Question

Calculus question

Answer 1

your asked to add the area of rectangle to approximate the integration with .... its a reimann sum thing

Answer 2

yes.

Answer 3

so the width of each rectangle is: the interval divided into 3 parts: 6/3 = 2

the heights are given as left, right, or mid which are simply stated in the table

Answer 4

so I find the area using each one?

Answer 5

2h1+2h2+2h3

2(h1+h2+h3) for the required heights

Answer 6

yes, or simplify it as i did

Answer 7

the last part is asking if the approx is more, less or about equal to the actual value

Answer 8

wait where in the chart is the left right and mid

Answer 9

you do realize that the interval from 0 to 6 is broken along the 2s correct?

| | | |
0 1 2 3 4 5 6

so the lefts are at 0,2,4
the rights are at 2,4,6
and the mids (centers) are at 1,3,5

Answer 10

so which of the values do I put to solve ?

Answer 11

the ones in the table that coorespond to the left, rights and mids accordingly

Answer 12

ive already given you a shorcut for it; and even indicated what parts to use .... not too sure what your confusion is at the moment

Answer 13

area = 2(h1+h2+h3)

such that the h's relate to the left, right, or mid value from the table ....

you have to work it 3 different times according to the instructions.

Answer 14

are the areas 12,24 and 18 @amistre64

Answer 15

@Hero @Luigi0210 @mathslover @nincompoop @iPwnBunnies

Answer 16

Well, if you use left end points

Rectangular's height = left end point * base

Answer 17

im confused aren't there 3 left endpoints?

Answer 18

Hmm wait, lemme understand the quest. give me 1 minute! :)

Answer 19

ook no problem

Answer 20

And btw, if I'm allowed to intrude, one of your areas will be negative,

Answer 21

Negative?

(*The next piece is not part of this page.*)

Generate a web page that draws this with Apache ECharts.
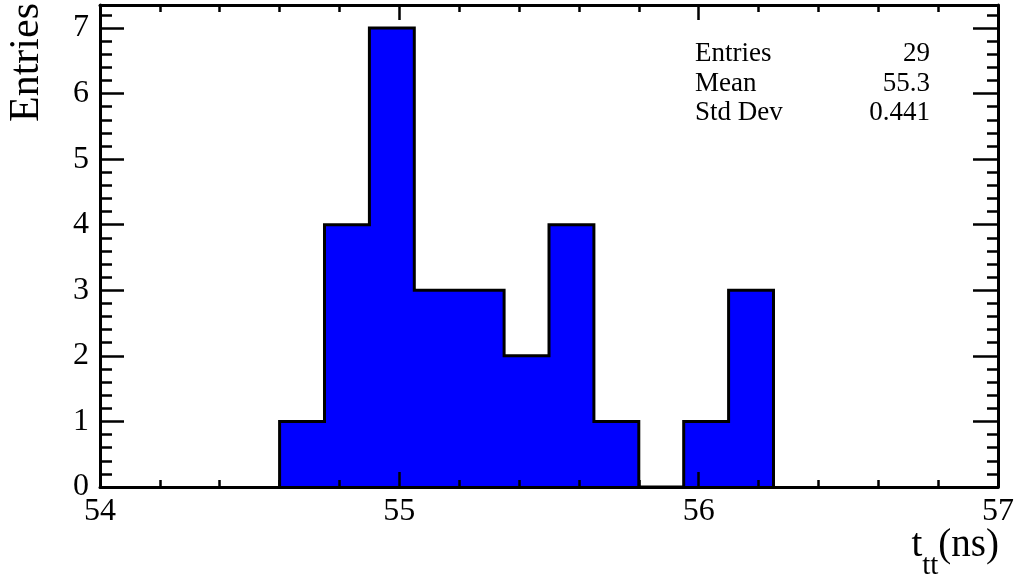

Please explain Luigi.

Answer 22

Area can never be negative

Answer 23

Wait,

Answer 24

I'm thinking of something else aren't I?

Answer 25

Probably

Answer 26

If you follow what @amistre64 said :

\(\color{blue}{\text{Originally Posted by}}\) @amistre64
you do realize that the interval from 0 to 6 is broken along the 2s correct?

| | | |
0 1 2 3 4 5 6

so the lefts are at 0,2,4
the rights are at 2,4,6
and the mids (centers) are at 1,3,5
\(\color{blue}{\text{End of Quote}}\)

Then , the areas come out to be 12,24, 18

Answer 27

a) total sum of the left end points, x- 0 to 5, left end points - (-6) to 50

b) total sum of right end points, x - 1 to 6, right end points - 0 to 80

c) sum of the mid points, x- 0 to 6, all of f(x), and midpoints

Answer 28

So, the lefts are at (0,2,4) that is for f(x) it is (-6,8,30)

2(-6 + 8 + 30) = 2(32) = 64

For rights at (2,4,6) that is for f(x) it is (8,30,80)

2(8+ 30 + 80) = 2(118) = 236

For the mids at (1,3,5) that is for f(x) it is (0,18,50)

2(0 + 18 + 50) = 136

Answer 29

For the last part -> (as f(x) is an increasing function -> given in the quest.)

Left end points will be the smallest (least positive) values in the interval, or the area estimated will be smaller than the actual area under the curve. (under-estimate the integral)

Answer 30

Right end points will be the largest values in the interval or the area will be over-estimate for the integral.

Answer 31

the mid points give the value which is average of the 2 values above. hence, it will give exact value for the integral if f(x) is a straight line OR is made up of linear segments and all the turning points are at the intervals used.

Answer 32

I'm not 100% sure whether I am correct or not. I request @iambatman and @Luigi0210 to verify my above points!

Answer 33

Looks right. Btw, that -6 is what I meant by "negative area".. i probably have the wrong term. :l

http://prntscr.com/3lprm8

Answer 34

Oh! Okay :)